Eigene Stellung nehmen sodann ein die kulturkritischen und polemischen Ausführungen über das sogenannte moderne Ausstellungswesen in seiner gelegentlichen Übersteigerung der Quantitäten und museumspädagogischen Fragwürdigkeit (S. 301ff.), der Gestaltung von Phantasieprodukten mangels echter Exponate (S. 318ff.), der Zeitaltervorstellungen von Mittelalter als Konstrukten und Wunschbildern (S. 328). Ebenso bedeutsam ist die Auswahl von Beispielen für die Deformierung des Lehensrechtes in Schulbüchern mit den von Verlagen - und Studienräten - hingenommenen und in den Klassen dilettantisch traktierten Anomalien (S. 343-352).

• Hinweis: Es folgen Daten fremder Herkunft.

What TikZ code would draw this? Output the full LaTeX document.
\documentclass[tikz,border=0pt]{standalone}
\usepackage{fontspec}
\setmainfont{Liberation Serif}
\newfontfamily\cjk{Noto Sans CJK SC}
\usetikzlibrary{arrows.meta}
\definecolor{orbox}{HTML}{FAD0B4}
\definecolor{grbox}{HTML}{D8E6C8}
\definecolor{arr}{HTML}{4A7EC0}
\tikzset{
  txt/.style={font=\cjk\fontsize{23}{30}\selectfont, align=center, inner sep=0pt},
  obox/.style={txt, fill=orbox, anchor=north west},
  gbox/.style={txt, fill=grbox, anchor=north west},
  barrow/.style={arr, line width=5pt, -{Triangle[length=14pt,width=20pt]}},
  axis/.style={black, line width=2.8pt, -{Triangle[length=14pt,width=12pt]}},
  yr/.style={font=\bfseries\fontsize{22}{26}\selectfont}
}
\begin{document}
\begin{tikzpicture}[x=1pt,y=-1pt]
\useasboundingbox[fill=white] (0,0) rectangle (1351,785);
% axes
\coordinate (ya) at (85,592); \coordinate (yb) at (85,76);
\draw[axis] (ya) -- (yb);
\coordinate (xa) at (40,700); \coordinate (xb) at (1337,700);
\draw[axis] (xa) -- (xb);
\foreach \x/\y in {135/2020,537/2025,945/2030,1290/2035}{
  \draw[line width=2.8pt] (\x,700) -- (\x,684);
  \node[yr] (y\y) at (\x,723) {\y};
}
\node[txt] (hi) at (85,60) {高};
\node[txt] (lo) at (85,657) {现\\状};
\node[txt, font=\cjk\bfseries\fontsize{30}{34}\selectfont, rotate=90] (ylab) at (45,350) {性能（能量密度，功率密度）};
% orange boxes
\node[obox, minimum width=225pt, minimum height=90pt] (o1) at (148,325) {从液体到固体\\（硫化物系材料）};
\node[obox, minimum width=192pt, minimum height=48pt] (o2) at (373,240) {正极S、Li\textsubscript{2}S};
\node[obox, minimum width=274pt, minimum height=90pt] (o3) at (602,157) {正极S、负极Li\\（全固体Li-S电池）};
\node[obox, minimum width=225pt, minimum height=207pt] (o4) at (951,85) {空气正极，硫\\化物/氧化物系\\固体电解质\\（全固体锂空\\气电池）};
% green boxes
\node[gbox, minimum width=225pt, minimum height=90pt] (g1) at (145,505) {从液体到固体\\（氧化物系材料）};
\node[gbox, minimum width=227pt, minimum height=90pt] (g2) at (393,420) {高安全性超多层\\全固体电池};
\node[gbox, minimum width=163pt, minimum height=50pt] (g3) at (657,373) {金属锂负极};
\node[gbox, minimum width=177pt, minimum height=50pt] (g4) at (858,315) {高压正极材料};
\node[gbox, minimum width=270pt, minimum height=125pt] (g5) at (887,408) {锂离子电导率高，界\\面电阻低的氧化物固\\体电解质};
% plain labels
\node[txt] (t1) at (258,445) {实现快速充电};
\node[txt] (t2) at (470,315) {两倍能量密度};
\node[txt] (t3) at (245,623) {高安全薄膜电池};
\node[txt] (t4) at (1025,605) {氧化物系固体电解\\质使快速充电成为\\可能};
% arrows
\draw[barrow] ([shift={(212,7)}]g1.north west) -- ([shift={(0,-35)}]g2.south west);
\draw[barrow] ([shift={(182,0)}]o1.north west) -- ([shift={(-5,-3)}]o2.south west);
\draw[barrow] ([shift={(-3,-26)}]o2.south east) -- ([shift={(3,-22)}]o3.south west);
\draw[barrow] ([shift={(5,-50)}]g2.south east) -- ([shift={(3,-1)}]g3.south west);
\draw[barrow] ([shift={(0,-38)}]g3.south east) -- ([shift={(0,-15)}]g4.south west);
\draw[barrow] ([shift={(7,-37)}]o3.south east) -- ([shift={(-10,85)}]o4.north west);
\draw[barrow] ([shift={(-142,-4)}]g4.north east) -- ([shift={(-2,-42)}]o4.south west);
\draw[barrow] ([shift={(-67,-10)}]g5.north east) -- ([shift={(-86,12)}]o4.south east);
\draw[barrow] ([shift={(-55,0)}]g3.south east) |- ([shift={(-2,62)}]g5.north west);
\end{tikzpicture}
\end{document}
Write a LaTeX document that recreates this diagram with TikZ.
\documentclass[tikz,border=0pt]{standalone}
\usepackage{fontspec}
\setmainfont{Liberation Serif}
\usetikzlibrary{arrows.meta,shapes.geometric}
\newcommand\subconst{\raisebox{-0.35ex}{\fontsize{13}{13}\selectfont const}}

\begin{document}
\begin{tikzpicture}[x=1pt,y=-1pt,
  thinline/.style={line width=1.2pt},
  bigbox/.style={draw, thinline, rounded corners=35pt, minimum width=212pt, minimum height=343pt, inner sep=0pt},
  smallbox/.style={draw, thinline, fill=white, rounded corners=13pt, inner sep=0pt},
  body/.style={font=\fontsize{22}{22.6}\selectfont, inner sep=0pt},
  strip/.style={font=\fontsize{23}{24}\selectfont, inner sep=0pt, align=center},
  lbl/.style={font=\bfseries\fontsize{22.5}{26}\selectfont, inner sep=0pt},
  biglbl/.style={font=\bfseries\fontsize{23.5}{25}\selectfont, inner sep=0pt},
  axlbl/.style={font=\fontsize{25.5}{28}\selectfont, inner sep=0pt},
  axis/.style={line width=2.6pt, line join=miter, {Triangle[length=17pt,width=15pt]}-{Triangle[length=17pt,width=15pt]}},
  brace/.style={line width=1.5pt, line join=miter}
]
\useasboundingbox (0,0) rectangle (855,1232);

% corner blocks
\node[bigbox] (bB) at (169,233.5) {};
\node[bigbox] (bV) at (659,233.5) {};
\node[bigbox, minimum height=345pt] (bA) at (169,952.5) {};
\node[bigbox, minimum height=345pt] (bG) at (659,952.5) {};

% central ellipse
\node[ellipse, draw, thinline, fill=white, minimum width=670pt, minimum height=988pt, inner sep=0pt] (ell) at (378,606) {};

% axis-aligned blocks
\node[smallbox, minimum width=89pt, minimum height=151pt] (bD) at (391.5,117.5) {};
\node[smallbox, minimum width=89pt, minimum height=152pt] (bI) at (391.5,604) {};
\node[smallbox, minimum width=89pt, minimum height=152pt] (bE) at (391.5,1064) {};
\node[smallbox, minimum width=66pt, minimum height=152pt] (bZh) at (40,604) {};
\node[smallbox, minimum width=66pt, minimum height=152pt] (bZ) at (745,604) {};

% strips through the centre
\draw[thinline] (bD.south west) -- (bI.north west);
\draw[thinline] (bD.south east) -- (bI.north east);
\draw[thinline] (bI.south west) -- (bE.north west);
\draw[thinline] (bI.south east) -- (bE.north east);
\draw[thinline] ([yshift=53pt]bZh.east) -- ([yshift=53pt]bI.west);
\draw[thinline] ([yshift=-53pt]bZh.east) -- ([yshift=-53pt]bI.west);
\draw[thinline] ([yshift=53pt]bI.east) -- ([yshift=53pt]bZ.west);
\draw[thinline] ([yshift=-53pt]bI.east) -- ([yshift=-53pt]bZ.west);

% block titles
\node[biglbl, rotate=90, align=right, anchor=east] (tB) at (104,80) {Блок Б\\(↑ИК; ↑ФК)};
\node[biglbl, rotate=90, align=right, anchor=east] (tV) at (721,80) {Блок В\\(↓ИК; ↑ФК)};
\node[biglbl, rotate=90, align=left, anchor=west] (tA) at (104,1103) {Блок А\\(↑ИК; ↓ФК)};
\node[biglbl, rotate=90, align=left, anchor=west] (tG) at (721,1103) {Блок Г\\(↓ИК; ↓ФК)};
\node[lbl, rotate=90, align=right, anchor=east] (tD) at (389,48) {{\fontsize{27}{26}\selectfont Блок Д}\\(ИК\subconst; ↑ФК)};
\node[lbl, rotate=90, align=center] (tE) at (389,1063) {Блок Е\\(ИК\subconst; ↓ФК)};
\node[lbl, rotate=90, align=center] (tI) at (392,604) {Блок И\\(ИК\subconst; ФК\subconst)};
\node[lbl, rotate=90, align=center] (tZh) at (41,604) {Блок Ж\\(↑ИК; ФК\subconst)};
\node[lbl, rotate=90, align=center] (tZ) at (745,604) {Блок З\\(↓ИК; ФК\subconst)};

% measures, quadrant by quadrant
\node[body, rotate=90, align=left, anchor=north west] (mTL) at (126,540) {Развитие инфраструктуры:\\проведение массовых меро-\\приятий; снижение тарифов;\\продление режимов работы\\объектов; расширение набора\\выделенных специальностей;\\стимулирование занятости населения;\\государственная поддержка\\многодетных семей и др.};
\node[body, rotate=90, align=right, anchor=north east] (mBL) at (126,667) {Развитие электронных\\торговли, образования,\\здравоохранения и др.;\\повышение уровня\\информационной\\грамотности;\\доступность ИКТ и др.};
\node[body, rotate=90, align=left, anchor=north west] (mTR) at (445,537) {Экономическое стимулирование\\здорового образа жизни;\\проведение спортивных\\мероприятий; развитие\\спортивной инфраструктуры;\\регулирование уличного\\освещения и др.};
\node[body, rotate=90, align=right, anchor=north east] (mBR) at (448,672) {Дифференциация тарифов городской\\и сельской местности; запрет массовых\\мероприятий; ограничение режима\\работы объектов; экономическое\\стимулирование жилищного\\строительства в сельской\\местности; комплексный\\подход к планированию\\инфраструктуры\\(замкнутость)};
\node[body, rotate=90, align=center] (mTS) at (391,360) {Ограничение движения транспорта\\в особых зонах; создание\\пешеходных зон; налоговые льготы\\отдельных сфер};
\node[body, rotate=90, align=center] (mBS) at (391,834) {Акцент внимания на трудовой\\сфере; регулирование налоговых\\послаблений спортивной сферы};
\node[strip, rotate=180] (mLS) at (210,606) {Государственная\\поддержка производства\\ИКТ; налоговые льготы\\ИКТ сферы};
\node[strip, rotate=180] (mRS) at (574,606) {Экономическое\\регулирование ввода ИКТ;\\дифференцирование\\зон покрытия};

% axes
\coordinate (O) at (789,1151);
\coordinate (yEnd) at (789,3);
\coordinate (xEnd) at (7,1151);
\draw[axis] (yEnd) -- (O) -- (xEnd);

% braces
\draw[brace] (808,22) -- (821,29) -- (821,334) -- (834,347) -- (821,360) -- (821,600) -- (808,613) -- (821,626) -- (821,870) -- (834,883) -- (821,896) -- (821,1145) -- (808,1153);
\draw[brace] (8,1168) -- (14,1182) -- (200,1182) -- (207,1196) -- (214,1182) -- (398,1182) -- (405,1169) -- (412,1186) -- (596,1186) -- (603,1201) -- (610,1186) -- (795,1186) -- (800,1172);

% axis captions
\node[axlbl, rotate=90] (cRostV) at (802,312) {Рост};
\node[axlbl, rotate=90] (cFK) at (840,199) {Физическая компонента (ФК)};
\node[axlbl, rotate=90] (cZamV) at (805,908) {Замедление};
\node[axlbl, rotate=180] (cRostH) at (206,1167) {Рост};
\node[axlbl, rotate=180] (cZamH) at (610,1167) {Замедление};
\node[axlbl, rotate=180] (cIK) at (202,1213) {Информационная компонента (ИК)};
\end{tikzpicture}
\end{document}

Berührt wird hier nicht zuletzt die Unfähigkeit der adäquaten Erfassung wesentlicher Aspekte der Mittelalterforschung bis hin zu ideologischer Verranntheit. Auf gleicher Linie liegt die museumspathologische Umgestaltung der Berlin–Karlshorster Erinnerungsstätte an die Sowjetarmee (S. 353ff.) mit Imitaten und Fotographien als Personenersatz. - An den Schluß des Bandes stellte man vier Abhandlungen über die Geschichtssicht des historienbeflissenen Bürgertums, wie sie sich in Denkmälern manifestiert (S. 359-373), zugleich ein Exempel für gesellschaftliche Mentalitäten im 19. Jahrhundert. Für Germanisten lesenswert sind die Analysen des mittelalterlichen Rechts in Kleists Kohlhaasnovelle (S. 374-373), denen farbenfrohe Hinweise auf Dichtungen und wissenschaftliche Kontroversen im Blick auf Ghibellinen und Welfen folgen (S. 397-431) in Verbindung mit dem Aufweis der meinungsbildenden Kraft der Historiendramen am Beispiel von Eichendorffs Hinwendung zur Marienburg (S. 414-437). Reizvoll ist die feinfühlige Ironie in den zuletzt genannten Teilen. - Das Verzeichnis der von Boockmann betreuten 24 Dissertationen und ein Schriftenverzeichnis (S. 444-464), ein Register und 25 Abbildungen beschließen das Werk.

 

Wiesbaden                                                                                                     Alois Gerlich.